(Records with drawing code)
* Begin *
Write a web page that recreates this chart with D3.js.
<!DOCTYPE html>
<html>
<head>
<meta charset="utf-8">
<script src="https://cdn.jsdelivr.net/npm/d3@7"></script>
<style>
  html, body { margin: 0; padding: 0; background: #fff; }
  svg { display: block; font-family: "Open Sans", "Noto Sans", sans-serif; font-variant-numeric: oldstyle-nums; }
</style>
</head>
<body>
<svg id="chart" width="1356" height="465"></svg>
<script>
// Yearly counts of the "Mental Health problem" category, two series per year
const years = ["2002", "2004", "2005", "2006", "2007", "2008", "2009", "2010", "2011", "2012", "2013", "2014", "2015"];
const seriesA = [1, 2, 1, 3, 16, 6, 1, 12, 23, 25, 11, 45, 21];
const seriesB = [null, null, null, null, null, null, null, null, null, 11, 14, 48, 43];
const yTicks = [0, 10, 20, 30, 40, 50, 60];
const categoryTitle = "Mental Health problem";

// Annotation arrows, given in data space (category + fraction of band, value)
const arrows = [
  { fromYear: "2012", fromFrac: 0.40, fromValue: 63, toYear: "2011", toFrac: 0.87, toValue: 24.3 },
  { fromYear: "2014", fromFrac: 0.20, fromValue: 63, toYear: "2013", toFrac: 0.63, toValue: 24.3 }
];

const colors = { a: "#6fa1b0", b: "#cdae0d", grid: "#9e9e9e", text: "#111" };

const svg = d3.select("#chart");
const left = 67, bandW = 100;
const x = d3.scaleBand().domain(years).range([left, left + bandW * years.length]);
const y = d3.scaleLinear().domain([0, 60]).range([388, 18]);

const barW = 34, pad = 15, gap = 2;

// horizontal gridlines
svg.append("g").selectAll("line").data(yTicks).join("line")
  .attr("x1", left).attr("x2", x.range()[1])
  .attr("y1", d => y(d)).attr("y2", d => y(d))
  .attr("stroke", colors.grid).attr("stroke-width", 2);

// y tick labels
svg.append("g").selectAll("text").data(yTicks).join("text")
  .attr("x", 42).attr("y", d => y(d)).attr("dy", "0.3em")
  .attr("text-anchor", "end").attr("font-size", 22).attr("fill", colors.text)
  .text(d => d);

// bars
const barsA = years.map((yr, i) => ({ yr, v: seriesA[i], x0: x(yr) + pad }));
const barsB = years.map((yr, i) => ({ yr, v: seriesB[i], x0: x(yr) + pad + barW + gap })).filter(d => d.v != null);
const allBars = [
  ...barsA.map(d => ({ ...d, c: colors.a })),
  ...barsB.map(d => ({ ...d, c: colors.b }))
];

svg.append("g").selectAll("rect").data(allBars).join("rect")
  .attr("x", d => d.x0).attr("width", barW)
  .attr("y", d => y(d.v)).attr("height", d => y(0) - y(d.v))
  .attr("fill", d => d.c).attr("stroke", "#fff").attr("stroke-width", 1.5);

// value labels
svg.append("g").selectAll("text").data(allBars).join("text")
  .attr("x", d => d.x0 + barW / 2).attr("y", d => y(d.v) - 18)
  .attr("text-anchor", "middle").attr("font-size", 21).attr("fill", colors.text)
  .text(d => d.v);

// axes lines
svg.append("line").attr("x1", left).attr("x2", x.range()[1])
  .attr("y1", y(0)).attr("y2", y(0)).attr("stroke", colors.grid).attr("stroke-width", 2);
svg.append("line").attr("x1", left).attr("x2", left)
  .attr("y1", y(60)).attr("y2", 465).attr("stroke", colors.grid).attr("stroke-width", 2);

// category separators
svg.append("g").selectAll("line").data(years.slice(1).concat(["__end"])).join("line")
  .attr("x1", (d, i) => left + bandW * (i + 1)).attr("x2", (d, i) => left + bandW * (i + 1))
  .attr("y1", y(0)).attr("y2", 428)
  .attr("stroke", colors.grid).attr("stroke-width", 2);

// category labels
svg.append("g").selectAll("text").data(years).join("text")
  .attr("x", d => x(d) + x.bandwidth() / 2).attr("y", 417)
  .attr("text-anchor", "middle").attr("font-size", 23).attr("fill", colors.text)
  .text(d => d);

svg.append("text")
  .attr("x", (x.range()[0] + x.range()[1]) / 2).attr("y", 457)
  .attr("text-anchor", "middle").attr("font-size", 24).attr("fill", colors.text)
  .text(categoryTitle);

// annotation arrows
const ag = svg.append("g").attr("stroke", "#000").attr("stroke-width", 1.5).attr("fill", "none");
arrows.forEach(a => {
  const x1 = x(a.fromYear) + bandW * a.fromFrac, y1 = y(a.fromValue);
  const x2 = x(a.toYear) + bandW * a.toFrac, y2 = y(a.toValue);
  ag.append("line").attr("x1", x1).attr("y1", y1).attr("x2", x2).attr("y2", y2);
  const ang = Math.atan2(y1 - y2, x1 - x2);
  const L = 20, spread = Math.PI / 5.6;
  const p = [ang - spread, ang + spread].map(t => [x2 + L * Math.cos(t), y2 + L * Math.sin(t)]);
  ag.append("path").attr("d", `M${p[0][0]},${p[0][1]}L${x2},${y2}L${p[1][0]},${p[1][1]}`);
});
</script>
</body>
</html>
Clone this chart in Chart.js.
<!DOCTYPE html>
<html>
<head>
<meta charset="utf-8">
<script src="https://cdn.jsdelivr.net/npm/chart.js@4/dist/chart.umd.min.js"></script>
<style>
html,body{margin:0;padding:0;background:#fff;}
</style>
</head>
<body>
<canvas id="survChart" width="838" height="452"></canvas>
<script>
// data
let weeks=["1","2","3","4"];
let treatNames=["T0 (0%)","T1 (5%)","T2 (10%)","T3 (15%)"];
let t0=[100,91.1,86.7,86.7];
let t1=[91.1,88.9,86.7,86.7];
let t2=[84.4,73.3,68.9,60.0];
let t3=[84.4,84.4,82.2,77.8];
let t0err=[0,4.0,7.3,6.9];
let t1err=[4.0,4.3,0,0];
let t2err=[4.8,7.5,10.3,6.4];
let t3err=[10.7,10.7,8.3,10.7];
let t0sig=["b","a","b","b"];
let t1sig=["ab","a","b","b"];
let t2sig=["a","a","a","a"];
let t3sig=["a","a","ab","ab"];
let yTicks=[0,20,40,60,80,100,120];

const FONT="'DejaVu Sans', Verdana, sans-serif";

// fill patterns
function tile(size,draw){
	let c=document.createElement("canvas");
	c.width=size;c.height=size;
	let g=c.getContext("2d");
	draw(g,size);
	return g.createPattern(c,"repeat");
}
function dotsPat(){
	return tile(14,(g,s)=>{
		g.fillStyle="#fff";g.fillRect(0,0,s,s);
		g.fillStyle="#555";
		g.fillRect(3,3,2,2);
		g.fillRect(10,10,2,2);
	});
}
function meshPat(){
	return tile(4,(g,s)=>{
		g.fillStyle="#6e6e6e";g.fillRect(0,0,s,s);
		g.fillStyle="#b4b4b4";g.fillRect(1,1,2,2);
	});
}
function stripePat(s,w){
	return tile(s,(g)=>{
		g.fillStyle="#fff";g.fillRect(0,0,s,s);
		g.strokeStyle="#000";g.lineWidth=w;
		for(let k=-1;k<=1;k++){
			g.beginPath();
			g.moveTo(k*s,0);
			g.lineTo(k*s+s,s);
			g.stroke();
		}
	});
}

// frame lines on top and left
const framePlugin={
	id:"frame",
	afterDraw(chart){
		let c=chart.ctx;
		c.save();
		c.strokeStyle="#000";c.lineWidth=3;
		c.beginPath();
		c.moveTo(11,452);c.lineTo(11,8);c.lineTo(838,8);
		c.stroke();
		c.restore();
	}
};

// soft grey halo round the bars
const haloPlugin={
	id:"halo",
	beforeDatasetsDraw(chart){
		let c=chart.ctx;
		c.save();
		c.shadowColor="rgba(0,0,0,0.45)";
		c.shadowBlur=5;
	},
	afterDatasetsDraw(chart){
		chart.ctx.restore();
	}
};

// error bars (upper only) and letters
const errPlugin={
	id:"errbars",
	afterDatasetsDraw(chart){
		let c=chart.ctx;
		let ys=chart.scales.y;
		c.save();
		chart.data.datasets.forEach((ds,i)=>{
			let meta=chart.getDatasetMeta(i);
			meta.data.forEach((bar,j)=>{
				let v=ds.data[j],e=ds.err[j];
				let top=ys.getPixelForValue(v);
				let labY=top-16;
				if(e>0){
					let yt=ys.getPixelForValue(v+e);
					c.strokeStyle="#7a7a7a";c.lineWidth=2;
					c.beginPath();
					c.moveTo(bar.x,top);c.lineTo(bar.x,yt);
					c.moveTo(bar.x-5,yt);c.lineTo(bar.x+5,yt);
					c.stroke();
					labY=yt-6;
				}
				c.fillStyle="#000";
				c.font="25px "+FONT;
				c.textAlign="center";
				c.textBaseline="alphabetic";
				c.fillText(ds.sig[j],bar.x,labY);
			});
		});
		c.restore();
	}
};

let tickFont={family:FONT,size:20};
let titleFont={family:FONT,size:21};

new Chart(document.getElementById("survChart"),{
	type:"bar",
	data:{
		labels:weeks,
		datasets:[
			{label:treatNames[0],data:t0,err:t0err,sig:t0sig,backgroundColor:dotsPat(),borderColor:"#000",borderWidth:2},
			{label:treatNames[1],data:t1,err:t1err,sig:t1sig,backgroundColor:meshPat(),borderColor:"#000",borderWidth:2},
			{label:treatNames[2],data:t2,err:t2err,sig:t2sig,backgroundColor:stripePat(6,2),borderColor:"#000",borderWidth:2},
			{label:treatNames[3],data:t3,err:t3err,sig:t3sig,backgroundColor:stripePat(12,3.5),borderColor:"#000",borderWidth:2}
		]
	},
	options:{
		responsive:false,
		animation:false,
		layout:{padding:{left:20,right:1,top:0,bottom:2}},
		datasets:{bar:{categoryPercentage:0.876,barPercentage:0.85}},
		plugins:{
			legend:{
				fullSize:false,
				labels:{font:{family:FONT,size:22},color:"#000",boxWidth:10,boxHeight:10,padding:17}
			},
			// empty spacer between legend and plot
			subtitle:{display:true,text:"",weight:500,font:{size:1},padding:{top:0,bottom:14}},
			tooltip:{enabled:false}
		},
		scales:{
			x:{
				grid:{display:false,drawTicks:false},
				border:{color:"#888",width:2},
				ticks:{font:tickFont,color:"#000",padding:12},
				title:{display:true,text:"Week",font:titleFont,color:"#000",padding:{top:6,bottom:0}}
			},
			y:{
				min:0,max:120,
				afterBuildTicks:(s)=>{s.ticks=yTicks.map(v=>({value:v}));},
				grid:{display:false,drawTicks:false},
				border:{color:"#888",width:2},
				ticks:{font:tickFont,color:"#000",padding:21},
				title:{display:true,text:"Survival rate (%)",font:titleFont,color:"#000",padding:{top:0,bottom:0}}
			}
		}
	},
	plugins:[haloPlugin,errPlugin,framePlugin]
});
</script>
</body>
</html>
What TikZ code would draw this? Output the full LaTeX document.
* End *
* Given task *
Consider the entries above and return each line with the string "document".

* Written answer *
	let c=document.createElement("canvas");
new Chart(document.getElementById("survChart"),{
What TikZ code would draw this? Output the full LaTeX document.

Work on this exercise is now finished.